I ask why he chooses to exhibit

his work here at 37th Street, and he points downward, to a place on the

grass below the boardwalk on the non-beach side. There is a four-foot

square painted canvas splayed out on the ground. 


"Because

I can do my work here," he says. "I have an open air studio. I'm a

lucky bastard." He says sometimes people stand and watch him working. "I

don't care," he repeats.


Camille Lamb

Just

then, an elderly man marches down the boardwalk, leaning forward,

lugging beach chairs and a backpack, but still managing to hold onto a

glass of white wine, albeit precariously.
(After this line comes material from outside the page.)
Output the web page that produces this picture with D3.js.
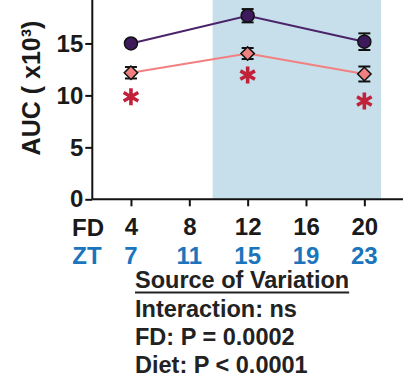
<!DOCTYPE html>
<html>
<head>
<meta charset="utf-8">
<script src="https://cdn.jsdelivr.net/npm/d3@7"></script>
<style>
  html, body { margin: 0; padding: 0; background: #fff; }
  svg { display: block; }
  text { font-family: "Liberation Sans", Arial, sans-serif; font-weight: bold; }
</style>
</head>
<body>
<svg id="chart" width="403" height="379"></svg>
<script>
// Feeding duration (FD, h) and matching circadian time (ZT)
const fdTicks = [4, 8, 12, 16, 20];
const ztLabels = ["7", "11", "15", "19", "23"];
const yTicks = [0, 5, 10, 15, 20];

// Measured time points
const fdPoints = [4, 12, 20];

// AUC (x10^3), mean and SEM, per diet
const chowMean = [15.0, 17.67, 15.17];
const chowSem  = [0.3, 0.64, 0.8];
const hfdMean  = [12.18, 14.03, 12.06];
const hfdSem   = [0.55, 0.53, 0.72];

// Significance marks (y position in data units)
const starY = [9.87, 11.96, 9.46];

// Dark phase band (FD units)
const darkBand = [9.6, 21.15];

const statLines = ["Interaction: ns", "FD: P = 0.0002", "Diet: P < 0.0001"];

const svg = d3.select("#chart");

const x = d3.scaleLinear().domain([1.35, 22.65]).range([92.3, 403]);
const y = d3.scaleLinear().domain([0, 20]).range([199.3, -8.5]);

// dark-phase shading
svg.append("rect")
  .attr("x", x(darkBand[0]))
  .attr("y", -20)
  .attr("width", x(darkBand[1]) - x(darkBand[0]))
  .attr("height", y(0) + 20)
  .attr("fill", "#c6dfea");

// axes
const yAxis = svg.append("g")
  .attr("transform", `translate(${x.range()[0]},0)`)
  .call(d3.axisLeft(y).tickValues(yTicks).tickSize(7).tickPadding(2).tickFormat(d3.format("d")));
const xAxis = svg.append("g")
  .attr("transform", `translate(0,${y(0)})`)
  .call(d3.axisBottom(x).tickValues(fdTicks).tickSize(7).tickPadding(12).tickFormat(d3.format("d")));

[yAxis, xAxis].forEach(g => {
  g.select(".domain").attr("stroke", "#111").attr("stroke-width", 2);
  g.selectAll(".tick line").attr("stroke", "#111").attr("stroke-width", 2);
  g.selectAll(".tick text").attr("fill", "#1a1a1a").attr("font-size", 24);
});
yAxis.select(".domain").attr("d", `M0,${y(0)}V-20`);
xAxis.select(".domain").attr("d", `M${x.range()[0]},0H${x.range()[1] + 5}`);
xAxis.selectAll(".tick text").attr("dy", "0.71em");

// row titles
svg.append("text").attr("x", 88).attr("y", 235.5).attr("text-anchor", "middle")
  .attr("font-size", 24).attr("fill", "#1a1a1a").text("FD");
svg.append("text").attr("x", 87).attr("y", 264).attr("text-anchor", "middle")
  .attr("font-size", 24).attr("fill", "#1b75bc").text("ZT");

// ZT tick labels
svg.append("g").selectAll("text").data(fdTicks).join("text")
  .attr("x", d => x(d)).attr("y", 264).attr("text-anchor", "middle")
  .attr("font-size", 24).attr("fill", "#1b75bc")
  .text((d, i) => ztLabels[i]);

// y axis title
svg.append("text")
  .attr("transform", `translate(40,88) rotate(-90)`)
  .attr("text-anchor", "middle").attr("font-size", 25).attr("fill", "#1a1a1a")
  .text("AUC ( x10³)");

// lines
const line = d3.line().x((d, i) => x(fdPoints[i])).y(d => y(d));
svg.append("path").datum(chowMean).attr("d", line)
  .attr("fill", "none").attr("stroke", "#4a2468").attr("stroke-width", 2);
svg.append("path").datum(hfdMean).attr("d", line)
  .attr("fill", "none").attr("stroke", "#f38080").attr("stroke-width", 2);

// error bars
function errorBars(means, sems) {
  const g = svg.append("g").attr("stroke", "#111").attr("stroke-width", 2);
  means.forEach((m, i) => {
    const cx = x(fdPoints[i]);
    const top = y(m + sems[i]), bot = y(m - sems[i]);
    g.append("line").attr("x1", cx).attr("x2", cx).attr("y1", top).attr("y2", bot);
    g.append("line").attr("x1", cx - 6).attr("x2", cx + 6).attr("y1", top).attr("y2", top);
    g.append("line").attr("x1", cx - 6).attr("x2", cx + 6).attr("y1", bot).attr("y2", bot);
  });
}
errorBars(chowMean, chowSem);
errorBars(hfdMean, hfdSem);

// markers
svg.append("g").selectAll("circle").data(chowMean).join("circle")
  .attr("cx", (d, i) => x(fdPoints[i])).attr("cy", d => y(d)).attr("r", 6.5)
  .attr("fill", "#3d1a5c").attr("stroke", "#111").attr("stroke-width", 1.5);
svg.append("g").selectAll("path").data(hfdMean).join("path")
  .attr("d", d3.symbol(d3.symbolSquare, 90))
  .attr("transform", (d, i) => `translate(${x(fdPoints[i])},${y(d)}) rotate(45)`)
  .attr("fill", "#f08080").attr("stroke", "#111").attr("stroke-width", 1.5);

// significance asterisks
svg.append("g").selectAll("path").data(starY).join("path")
  .attr("d", d3.symbol(d3.symbolAsterisk, 200))
  .attr("transform", (d, i) => `translate(${x(fdPoints[i])},${y(d)})`)
  .attr("fill", "none").attr("stroke", "#c1223a").attr("stroke-width", 3.6);

// statistics block
const stats = svg.append("g").attr("fill", "#222");
const head = stats.append("text").attr("x", 135).attr("y", 288).attr("fill", "#222")
  .attr("font-size", 23.5).text("Source of Variation");
const hw = head.node().getComputedTextLength();
stats.append("line").attr("x1", 135).attr("x2", 135 + hw).attr("y1", 292.5).attr("y2", 292.5)
  .attr("stroke", "#222").attr("stroke-width", 2);
stats.selectAll("text.stat").data(statLines).join("text").attr("class", "stat")
  .attr("x", 135).attr("y", (d, i) => 317 + i * 28)
  .attr("font-size", 23.5).attr("fill", "#222").text(d => d);
</script>
</body>
</html>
"Hey, there's no alcohol in my gallery! You're going to have to leave it with me," Barrera shouts at him.The man stops and turns around. "What?" he says, looking annoyed and exhausted. "I was just kidding! I said no drinking in my gallery, just kidding though," Barrera says to the panting man. 

"What's going on?" says a woman behind the old man. She is also schlepping a glass of wine and furrowing her brow at the artist. "Ah, you're together," remarks Barrera with an exaggerated sigh. "I didn't know this." The two, realizing that they are not in trouble, just being harassed by a bored boardwalk artist, move on.
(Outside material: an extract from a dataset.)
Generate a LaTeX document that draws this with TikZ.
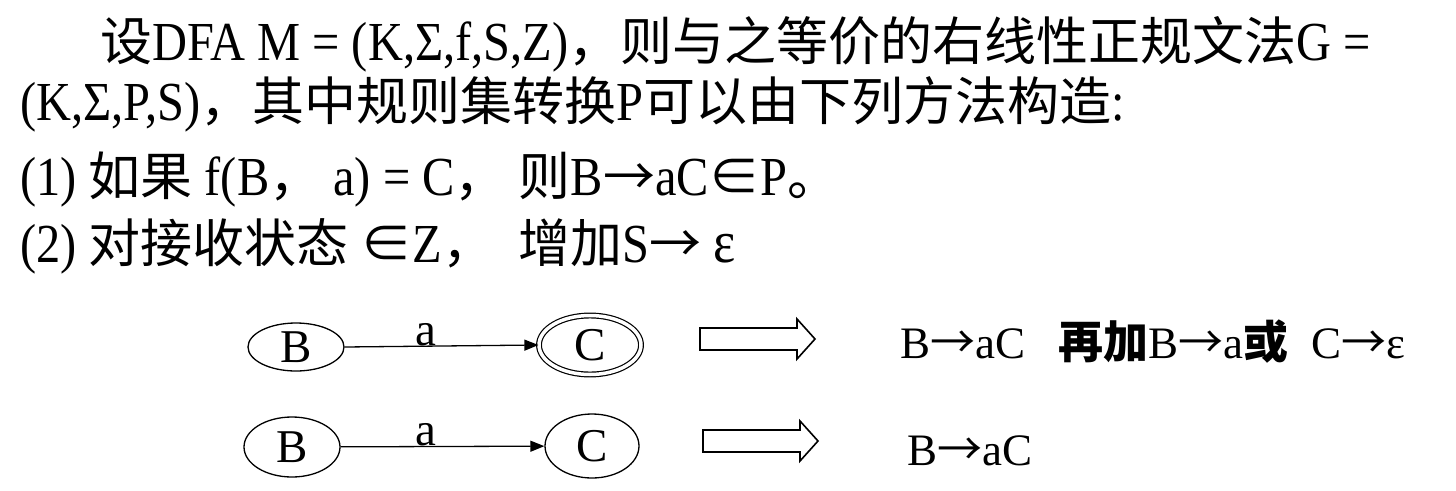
\documentclass[tikz,border=0pt]{standalone}
\usepackage{fontspec}
\setmainfont{Liberation Serif}
\newfontfamily\tallserif[FakeStretch=0.88]{Liberation Serif}
\newfontfamily\cjk{Noto Sans CJK SC}
\usetikzlibrary{arrows.meta,shapes.geometric}
\newcommand{\ra}{{\cjk →}}
\tikzset{
  dfastate/.style={draw, ellipse, line width=1.3pt, inner sep=0pt, font=\fontsize{47}{50}\selectfont},
  accept/.style={dfastate, double, double distance=3.5pt, line width=1.2pt},
  trans/.style={line width=1.3pt, -{Triangle[length=14pt,width=11pt]}},
  edgelabel/.style={above, inner sep=0pt, font=\fontsize{47}{50}\selectfont},
  bigtext/.style={anchor=base west, inner sep=0pt, font=\fontsize{55}{60}\tallserif},
  ruletext/.style={anchor=base west, inner sep=0pt, font=\fontsize{45}{50}\selectfont},
  blockarrow/.style={draw, line width=1.6pt, fill=white, line join=miter}
}
\newcommand{\cj}[1]{{\fontsize{52}{60}\cjk #1}}
\newcommand{\blockarr}[1]{%
  \draw[blockarrow] (#1) -- ++(97,0) -- ++(0,-9) -- ++(18,20) -- ++(-18,20) -- ++(0,-9) -- ++(-97,0) -- cycle;}
\begin{document}
\begin{tikzpicture}[x=1pt,y=-1pt]
\useasboundingbox (0,0) rectangle (1456,490);

\node[bigtext] (l1) at (100,60) {\cj{设}DFA M = (K,Σ,f,S,Z)\cj{，则与之等价的右线性正规文法}G =};
\node[bigtext] (l2) at (20,120) {(K,Σ,P,S)\cj{，其中规则集转换}P\cj{可以由下列方法构造}:};
\node[bigtext] (l3) at (20,195) {(1) \cj{如果} f(B\cj{，} a) = C\cj{，} \cj{则}B\cj{→}aC\cj{∈}P\cj{。}};
\node[bigtext] (l4) at (20,262) {(2) \cj{对接收状态} \cj{∈}Z\cj{，} \ \cj{增加}S\cj{→} {\fontsize{60}{60}\selectfont ε}};

\node[dfastate, minimum width=96pt, minimum height=48pt] (B1) at (296,347) {B};
\node[accept, minimum width=102pt, minimum height=59pt] (C1) at (590,345) {C};
\draw[trans] (B1.east) -- node[edgelabel, pos=0.42] (a1) {a} (C1.west);

\node[dfastate, minimum width=96pt, minimum height=60pt] (B2) at (292,447) {B};
\node[dfastate, minimum width=94pt, minimum height=64pt] (C2) at (592,446) {C};
\draw[trans] (B2) -- node[edgelabel, pos=0.42] (a2) {a} (C2);

\coordinate (ba1) at (700,328);
\coordinate (ba2) at (703,430);
\blockarr{ba1}
\blockarr{ba2}

\node[ruletext] (r1) at (900,358) {B\ra aC\ \ \ {\cjk\bfseries 再加}B\ra a{\cjk\bfseries 或}\ \ C\ra ε};
\node[ruletext] (r2) at (907,465) {B\ra aC};
\end{tikzpicture}
\end{document}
"These people!" Barrera mumbles.   

As

the old couple trots further away, there is an uncomfortable silence.

Then I ask Barerra to describe the process by which he creates his

Jackson Pollock-esque "splatter paintings." He refuses. 


"I don't want to tell people how to do it," he says curtly. I

begin to point out that he just told me he works in an "open-air

studio," where anyone can watch his creative process. He interrupts me. "I just don't feel like it!" he says. 


There is a short but uncomfortable silence, which he breaks by shouting at another passerby. "Hey, what happened to your stomach?" he yells at a teen girl walking with several friends. She looks down at her torso and replies, "Nothing." "Exactly, you don't have one, where did it go?" he chuckles. She smiles an embarrassed little smile, not missing a step. 

After another uncomfortable silence, I try a simpler question. Which painting is his favorite?
"That

one," he says decisively, pointing to a canvas dominated by cool tones,

its colors running into one another, some watered to transparency, some

solid. "It's inspired by a nebulized photograph from the Hubble

telescope," he says, pointing out several other similar pieces. "Let's

just say that I'm most inspired by God's handiwork. And I take my pride

in texture, like Monet or Van Gogh. The layers of paint that they had...

it takes a lot of time. That's why I sell my work for three thousand,

five thousand dollars. People know it takes time." 


I

ask when people can expect to find him here, and he says it's

impossible to tell. "I'm here, I'm in Coconut Grove, Key West, or I'm

playing baseball." Barrera loves baseball. He says his main motivation

for getting back to New York is a league he plays with in Central Park

once spring temperatures arrive. He pulls his baseball glove over his

hand as he speaks. 


 "Alex Rodriguez almost

bought one of my paintings," he says. "His wife at the time convinced

him not to, and three months later they were divorced. But that was a

memorable moment, when my favorite player in the major leagues wanted to

buy my work."


Barrera's friend David has left

the bench to go home and traffic on the boardwalk is light. I thank the

artist and tell him I won't take up any more of his time. In the absence

of an audience, his demeanor changes. 


"I'm not really doing anything," he says, looking at the ocean, looking at his feet. "I'm just waiting."